[Intel-gfx] [PATCH v2 3/4] drm/i915: make assert_device_not_suspended more precise

Wed Nov 18 07:47:10 PST 2015

On Wed, Nov 18, 2015 at 05:11:03PM +0200, Imre Deak wrote:
> On ke, 2015-11-18 at 16:01 +0100, Daniel Vetter wrote:
> > On Wed, Nov 18, 2015 at 04:58:46PM +0200, Imre Deak wrote:
> > > On ke, 2015-11-18 at 16:44 +0200, Imre Deak wrote:
> > > > On ke, 2015-11-18 at 15:37 +0100, Daniel Vetter wrote:
> > > > > On Mon, Nov 09, 2015 at 09:13:45PM +0200, Imre Deak wrote:
> > > > > > Atm, we assert that the device is not suspended after the point
> > > > > > when the
> > > > > > HW is truly put to a suspended state. This is fine, but we can
> > > > > > catch
> > > > > > more problems if we check the RPM refcount. After that one drops
> > > > > > to
> > > > > > zero
> > > > > > we shouldn't access the HW any more, although the actual suspend
> > > > > > may be
> > > > > > delayed. The only complication is that we want to avoid asserts
> > > > > > while
> > > > > > the suspend handler itself is running, so add a flag to handle
> > > > > > this
> > > > > > case.
> > > > > 
> > > > > Why do we want to avoid asserts firing while we go through the
> > > > > suspend
> > > > > handler? Calling assert_device_not_suspended from within rpm
> > > > > suspend/resume code sounds like a bug. Where/why does this happen?
> > > > 
> > > > Yea, disable_rpm_asserts() is misnamed. Should be
> > > > disable_rpm_wakelock_asserts(). Will change that in the next
> > > > iteration.
> > > 
> > > Ok, misunderstood your question. assert_device_not_suspended() is
> > > called during runtime suspend since we're accessing the HW until the
> > > point we set dev_priv->pm.suspended = true. Atm this wouldn't trigger a
> > > WARN, since assert_device_not_suspended() only checks pm.suspended and
> > > that will check out fine, but once we start to check HW accesses
> > > against the actual RPM refcount we want to disable the asserts on those
> > > in the handlers, since there the refcount is zero.
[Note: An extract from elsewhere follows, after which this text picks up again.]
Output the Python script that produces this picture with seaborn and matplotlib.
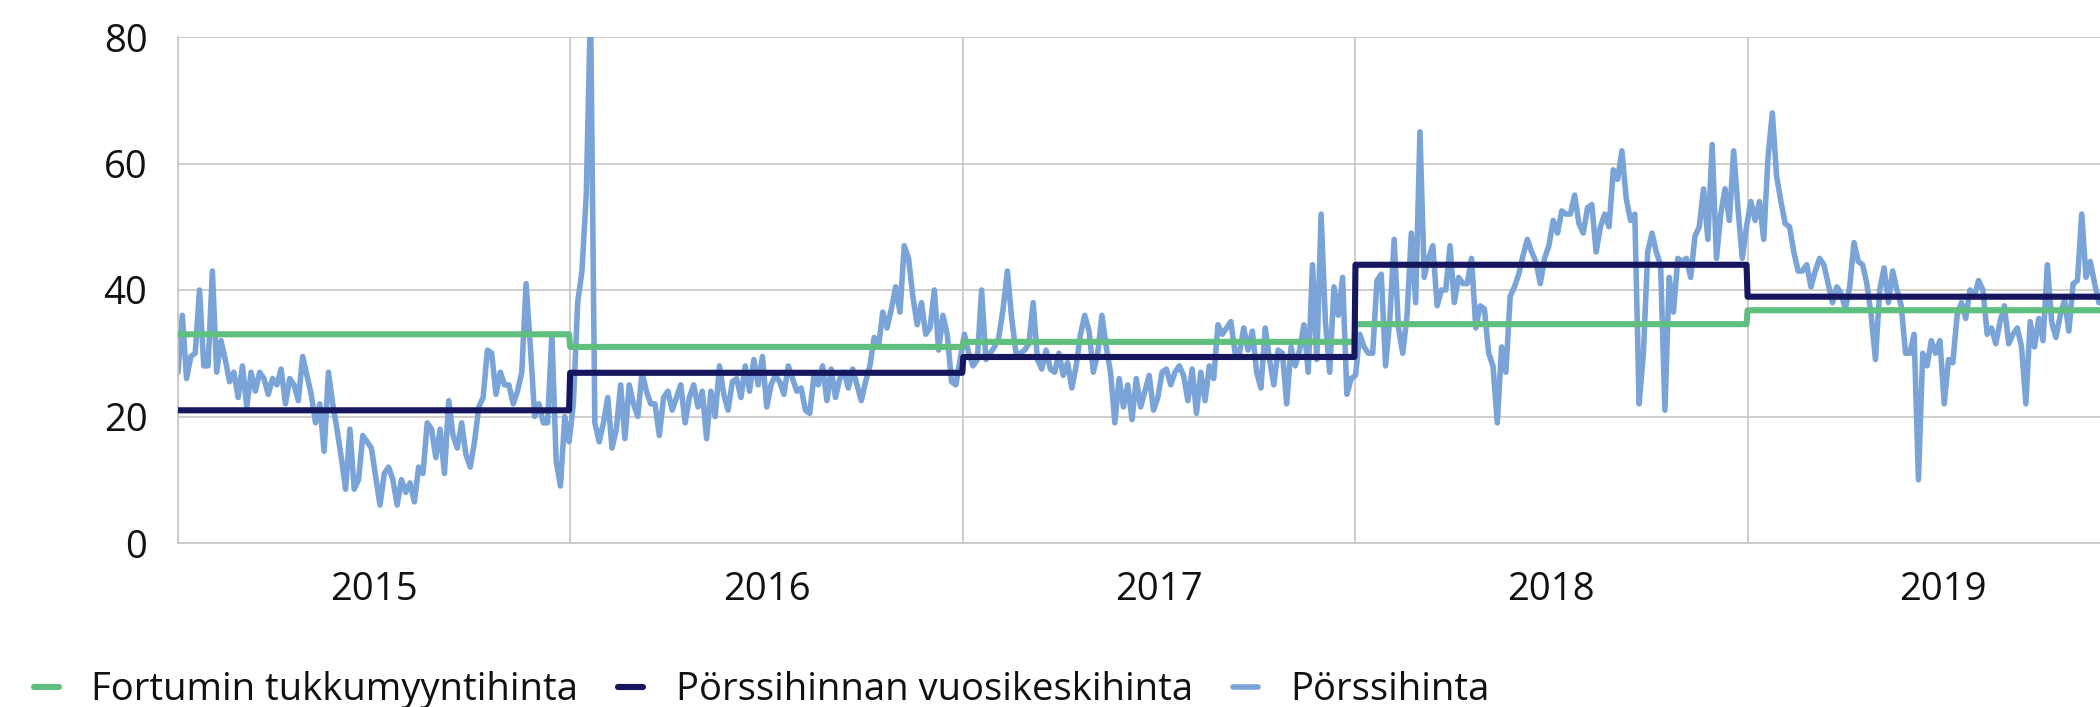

Hence disabling it
> > > explicitly around the handlers, but we would still keep checking
> > > pm.suspended.
> > 
> > That seems like we're mixing up 2 asserts:
> > - assert_device_not_suspended: To be used in runtime_suspend code.
> > - assert_holding_rpm_wakelock (or whatever, I'm bad at names): check the
> >   count.
> 
> We call this assert (atm assert_device_not_suspended()) from low level
> register access helpers, so we can't distinguish between calling one or
> the other assert depending on whether we are on the rpm suspend path or
> not. What this patch does is to switch all the places where call
> assert_device_not_suspended() to assert_rpm_wakelock_held(), since that
> one provides a bigger coverage. Since this change will also affect the
> low level reg access functions which are called during rpm suspend, we
> need to disable part of the assert that checks for the refcount which
> is known to be zero there.
> 
> Otherwise assert_rpm_wakelock_held() also includes
> assert_device_not_suspended(), since that should be true in all other
> cases.

Ok, that makes sense. Should be in the commit message ;-)

Instead of cooking our own, what about checking
pci_dev->base.power.runtim_status == PM_SUSPENDING plus a comment?
-Daniel
-- 
Daniel Vetter
Software Engineer, Intel Corporation
http://blog.ffwll.ch